今年も鍋の季節がやってくる。鍋奉行にアク代官とは、よく言ったものだ。蒙昧な民は肉、肉と騒ぐのだが、奉行は毅然と対処し、民に最後までおいしい具材と汁を施してやらねばならぬ。鍋を治める者は夕食を制す。その者こそ名奉行である。
尾道市東久保町の浄土寺境内に「平山角左衛門尚住の墓」がある。尾道町奉行で尾道市の名誉市民第1号である。名奉行が言いたいばかりに冒頭で鍋奉行の話をした。面目ない。
勤務地の名誉市民となったのは昭和43年であるが、その前に国からも顕彰されている。大正8年11月に従五位が贈られているのだ。『贈位諸賢伝』(国友社、昭2)の「平山角左衛門」の項を読んでみよう。

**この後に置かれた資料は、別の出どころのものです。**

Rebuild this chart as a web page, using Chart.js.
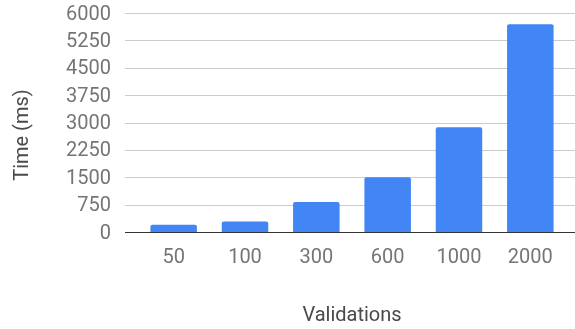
<!DOCTYPE html>
<html>
<head>
<meta charset="utf-8">
<script src="https://cdn.jsdelivr.net/npm/chart.js@4/dist/chart.umd.min.js"></script>
<style>
  html, body { margin: 0; padding: 0; background: #ffffff; }
  canvas { display: block; }
</style>
</head>
<body>
<canvas id="chart" width="575" height="329"></canvas>
<script>
// Run time per number of validations
const validations = ['50', '100', '300', '600', '1000', '2000'];
const timeMs = [200, 290, 820, 1500, 2870, 5690];
const yMin = 0;
const yMax = 6000;
const yStep = 750;

const xTitle = 'Validations';
const yTitle = 'Time (ms)';

const FONT = 'Roboto, "Noto Sans", sans-serif';
const TICK_COLOR = '#757575';
const TITLE_COLOR = '#4a4a4a';

// Horizontal grid lines spanning the full plot width, with a dark baseline at zero
const wideGrid = {
  id: 'wideGrid',
  beforeDatasetsDraw(chart) {
    const { ctx } = chart;
    const y = chart.scales.y;
    const x0 = 125, x1 = 575;
    ctx.save();
    y.ticks.forEach(t => {
      const py = Math.round(y.getPixelForValue(t.value)) + 0.5;
      ctx.beginPath();
      ctx.moveTo(x0, py);
      ctx.lineTo(x1, py);
      ctx.lineWidth = 1;
      ctx.strokeStyle = t.value === 0 ? '#333333' : '#cccccc';
      ctx.stroke();
    });
    ctx.restore();
  },
  afterDatasetsDraw(chart) {
    // keep the zero baseline on top of the bars
    const { ctx } = chart;
    const y = chart.scales.y;
    const py = Math.round(y.getPixelForValue(0)) + 0.5;
    ctx.save();
    ctx.beginPath();
    ctx.moveTo(125, py);
    ctx.lineTo(575, py);
    ctx.lineWidth = 1;
    ctx.strokeStyle = '#333333';
    ctx.stroke();
    ctx.restore();
  }
};

// Rotated y-axis title
const yAxisTitle = {
  id: 'yAxisTitle',
  afterDraw(chart) {
    const { ctx } = chart;
    ctx.save();
    ctx.translate(23, 135);
    ctx.rotate(-Math.PI / 2);
    ctx.font = '20px ' + FONT;
    ctx.fillStyle = TITLE_COLOR;
    ctx.textAlign = 'center';
    ctx.textBaseline = 'middle';
    ctx.fillText(yTitle, 0, 0);
    ctx.restore();
  }
};

new Chart(document.getElementById('chart'), {
  type: 'bar',
  data: {
    labels: validations,
    datasets: [{
      data: timeMs,
      backgroundColor: '#4285f4',
      borderWidth: 0,
      borderRadius: { topLeft: 2, topRight: 2, bottomLeft: 0, bottomRight: 0 },
      borderSkipped: false,
      categoryPercentage: 1,
      barPercentage: 0.652
    }]
  },
  options: {
    responsive: false,
    animation: false,
    devicePixelRatio: 1,
    layout: { padding: { top: 13, right: 9, bottom: 0, left: 0 } },
    plugins: {
      legend: { display: false },
      tooltip: { enabled: false },
      title: { display: false }
    },
    scales: {
      x: {
        offset: true,
        grid: { display: false, drawTicks: false },
        border: { display: false },
        ticks: {
          color: TICK_COLOR,
          font: { family: FONT, size: 20 },
          padding: 14,
          maxRotation: 0,
          autoSkip: false
        },
        title: {
          display: true,
          text: xTitle,
          color: TITLE_COLOR,
          font: { family: FONT, size: 20 },
          padding: { top: 35, bottom: 1 }
        },
        afterFit(scale) {
          scale.height = 97;
          scale.paddingLeft = 0;
          scale.paddingRight = 0;
        }
      },
      y: {
        min: yMin,
        max: yMax,
        grid: { display: false, drawTicks: false },
        border: { display: false },
        ticks: {
          stepSize: yStep,
          autoSkip: false,
          color: TICK_COLOR,
          font: { family: FONT, size: 20 },
          padding: 27,
          labelOffset: 1.5,
          callback: v => String(v)
        },
        afterFit(scale) {
          scale.width = 138;
          scale.paddingTop = 0;
          scale.paddingBottom = 0;
        }
      }
    }
  },
  plugins: [wideGrid, yAxisTitle]
});
</script>
</body>
</html>
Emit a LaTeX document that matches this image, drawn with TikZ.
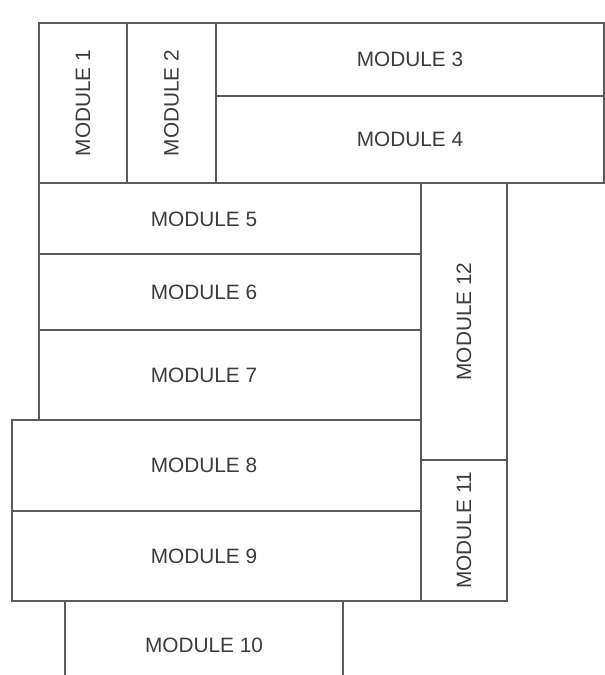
\documentclass[tikz,border=0pt]{standalone}
\usepackage{fontspec}
\setmainfont{Liberation Sans}
\definecolor{linec}{HTML}{5A5A5A}
\definecolor{textc}{HTML}{3C3C3C}
\begin{document}
\begin{tikzpicture}[x=1pt,y=-1pt,
  box/.style={draw=linec,line width=1.3pt,fill=white},
  lbl/.style={text=textc,font=\fontsize{20.8}{24}\selectfont,inner sep=0pt},
  vlbl/.style={lbl,rotate=90}]
\useasboundingbox (0,0) rectangle (605,675);
\clip (0,0) rectangle (605,675);
% top row
\draw[box] (39,23) rectangle (127,183) node[pos=.5,vlbl] (m1) {MODULE 1};
\draw[box] (127,23) rectangle (216,183) node[pos=.5,vlbl] (m2) {MODULE 2};
\draw[box] (216,23) rectangle (604,96) node[pos=.5,lbl] (m3) {MODULE 3};
\draw[box] (216,96) rectangle (604,183) node[pos=.5,lbl] (m4) {MODULE 4};
% middle
\draw[box] (39,183) rectangle (421,254);
\draw[box] (39,254) rectangle (421,330);
\draw[box] (39,330) rectangle (421,420);
\draw[box] (421,183) rectangle (507,460) node[pos=.5,vlbl] (m12) {MODULE 12};
\draw[box] (421,460) rectangle (507,601) node[pos=.5,vlbl] (m11) {MODULE 11};
% lower
\draw[box] (12,420) rectangle (421,511);
\draw[box] (12,511) rectangle (421,601);
\draw[box] (65,601) rectangle (343,689);
% labels
\node[lbl] (m5) at (204,219) {MODULE 5};
\node[lbl] (m6) at (204,292) {MODULE 6};
\node[lbl] (m7) at (204,375.5) {MODULE 7};
\node[lbl] (m8) at (204,465.5) {MODULE 8};
\node[lbl] (m9) at (204,556) {MODULE 9};
\node[lbl] (m10) at (204,645) {MODULE 10};
\end{tikzpicture}
\end{document}
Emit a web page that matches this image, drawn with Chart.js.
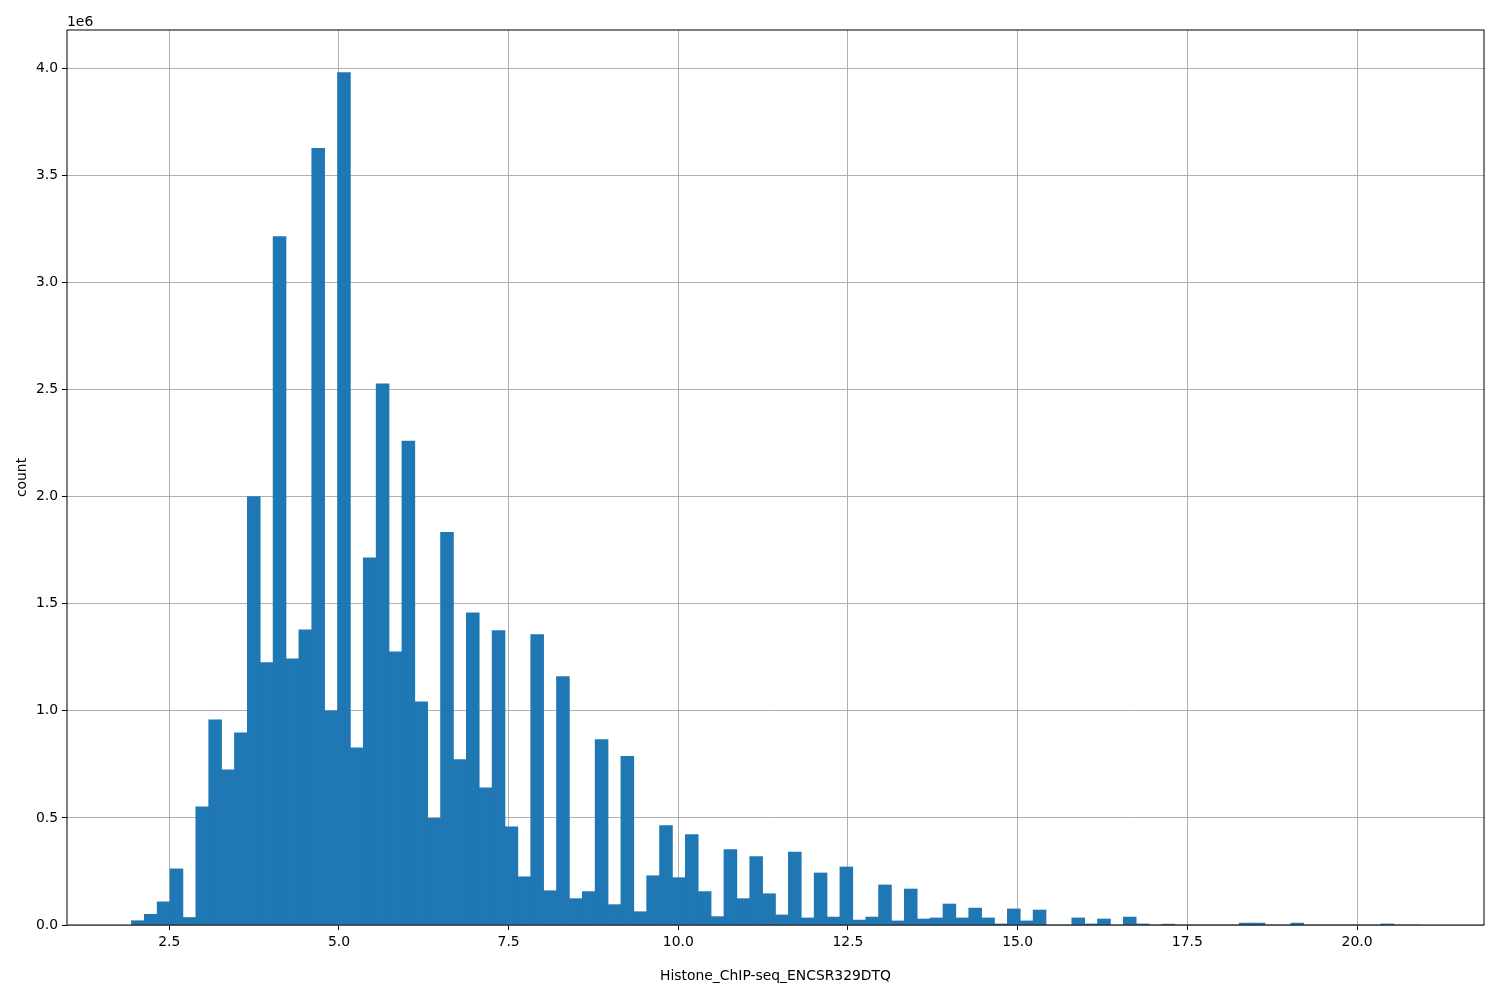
<!DOCTYPE html>
<html>
<head>
<meta charset="utf-8">
<script src="https://cdn.jsdelivr.net/npm/chart.js@4/dist/chart.umd.min.js"></script>
<style>
  html, body { margin: 0; padding: 0; background: #ffffff; }
  #wrap { width: 1500px; height: 1000px; }
</style>
</head>
<body>
<div id="wrap"><canvas id="c" width="1500" height="1000"></canvas></div>
<script>
// ---- Data ----
const xLabel = "Histone_ChIP-seq_ENCSR329DTQ";
const yLabel = "count";
const binStart = 1.942;     // left edge of the first bin
const binWidth = 0.1898;    // width of every bin
const counts = [
  20000, 50000, 108000, 262000, 35000, 552000, 958000, 724000, 897000, 2000000,
  1225000, 3215000, 1243000, 1378000, 3626000, 1000000, 3980000, 827000, 1715000, 2527000,
  1275000, 2260000, 1042000, 498000, 1833000, 772000, 1458000, 640000, 1375000, 458000,
  225000, 1356000, 160000, 1160000, 123000, 156000, 866000, 95000, 787000, 62000,
  230000, 464000, 221000, 422000, 156000, 39000, 352000, 123000, 319000, 146000,
  47000, 341000, 33000, 243000, 37000, 271000, 23000, 37000, 187000, 19000,
  168000, 28000, 33000, 98000, 33000, 79000, 33000, 5000, 75000, 19000,
  70000, 0, 0, 33000, 5000, 28000, 0, 37000, 5000, 0,
  4000, 0, 0, 0, 0, 0, 9000, 9000, 0, 0,
  9000, 0, 0, 0, 0, 0, 0, 5000, 0, 0
];
const xTicks = [2.5, 5.0, 7.5, 10.0, 12.5, 15.0, 17.5, 20.0];
const yTicks = [0, 500000, 1000000, 1500000, 2000000, 2500000, 3000000, 3500000, 4000000];
const xMin = 0.993, xMax = 21.871;
const yMin = 0, yMax = 4179000;

// ---- Build ----
const points = counts.map((v, i) => ({ x: binStart + (i + 0.5) * binWidth, y: v }));
const FONT = "'DejaVu Sans', 'Liberation Sans', sans-serif";

const framePlugin = {
  id: 'frame',
  afterDraw(chart) {
    const { ctx, chartArea: a } = chart;
    ctx.save();
    ctx.strokeStyle = '#000000';
    ctx.lineWidth = 1;
    ctx.strokeRect(a.left, a.top, a.right - a.left, a.bottom - a.top);
    ctx.fillStyle = '#000000';
    ctx.font = "13.9px " + FONT;
    ctx.textAlign = 'left';
    ctx.textBaseline = 'alphabetic';
    ctx.fillText('1e6', a.left, 26);
    ctx.restore();
  }
};

new Chart(document.getElementById('c'), {
  type: 'bar',
  data: {
    datasets: [{
      data: points,
      backgroundColor: '#1f77b4',
      borderWidth: 0,
      barPercentage: 1.0,
      categoryPercentage: 1.0,
      grouped: false
    }]
  },
  options: {
    responsive: false,
    animation: false,
    devicePixelRatio: 1,
    layout: { padding: { left: 0, top: 30, right: 16, bottom: 0 } },
    plugins: { legend: { display: false }, tooltip: { enabled: false } },
    scales: {
      x: {
        type: 'linear',
        min: xMin, max: xMax,
        offset: false,
        z: 1,
        afterBuildTicks: (s) => { s.ticks = xTicks.map(v => ({ value: v })); },
        afterFit: (s) => { s.height = 75; },
        grid: { color: '#b0b0b0', lineWidth: 1, tickColor: '#000000', tickLength: 5, offset: false, drawTicks: true },
        border: { display: false },
        ticks: {
          color: '#000000', padding: 4, maxRotation: 0, autoSkip: false,
          font: { family: FONT, size: 13.9 },
          callback: (v) => Number(v).toFixed(1)
        },
        title: {
          display: true, text: xLabel, color: '#000000',
          font: { family: FONT, size: 13.9 },
          padding: { top: 4, bottom: 15 }
        }
      },
      y: {
        type: 'linear',
        min: yMin, max: yMax,
        z: 1,
        afterBuildTicks: (s) => { s.ticks = yTicks.map(v => ({ value: v })); },
        afterFit: (s) => { s.width = 67; },
        grid: { color: '#b0b0b0', lineWidth: 1, tickColor: '#000000', tickLength: 5, drawTicks: true },
        border: { display: false },
        ticks: {
          color: '#000000', padding: 4, autoSkip: false,
          font: { family: FONT, size: 13.9 },
          callback: (v) => (v / 1e6).toFixed(1)
        },
        title: {
          display: true, text: yLabel, color: '#000000',
          font: { family: FONT, size: 13.9 },
          padding: { top: 14, bottom: 4 }
        }
      }
    }
  },
  plugins: [framePlugin]
});
</script>
</body>
</html>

名は尚住、広島藩士なり、人と為り明断吏材に富む、元文年間、藩主浅野吉長、擢んて尾道町奉行として、民政に与からしむ、尚住治に蒞み、仁慈愛撫を以て公益を図り、殖産興業に尽瘁したり、当時、其地埠頭狭隘、土砂堆積して、貨物集散、運輸の不便なるを憂ひ、大に土木を起し沿岸の寄洲を埋め、海底を浚渫するに、五ヶ年の星霜を費して竣工せり、是に於て新に道路溝渠を設け、船舶出入の利便を図り、以て中国唯一の良港と為る、尚住、任了り同地を去るに及び、町民祠宇を建て、平山霊神社とし、築港竣成の記念日、二月廿六日を以て、毎年例祭を行ふに至れり、明和五年十二月広島に歿す、独峰院勁嶽松残居士と法諡す。
広島藩主5代目で名君として知られる浅野長吉によって第13代尾道町奉行に抜擢されたのが元文五年(1740)2月16日。寛保元年(1741)3月6日から港湾拡張の工事を行った。人夫賃がよいので多くの人が集まり、50日間という短い工期で完成した。ところが、この年の11月に離任して広島へ戻り、延享二年(1745)2月26日に亡くなった。
以上は、海事都市尾道推進協議会のサイトに掲載れている情報である。『贈位諸賢伝』の記述とはかなり異なっている。墓に刻まれた戒名も「林樹院葉山夏渓居士」とやはり異なっている。
工期は50日か5か年か。2月26日は命日か竣工日か。亡くなったのは延享二年(1745)か明和五年(1768)か。そして戒名は…。
近世中頃の実在人物ながら不明な点がいくつもある。不思議なことだ。間違いないのは、平山角左衛門尚住は尾道の恩人であり、彼の功績を称えるため「おのみち住吉花火まつり」が行なわれていることだ。今年は7月20日(土)であった。1万3000発だという。単なる花火大会ではない。神事である。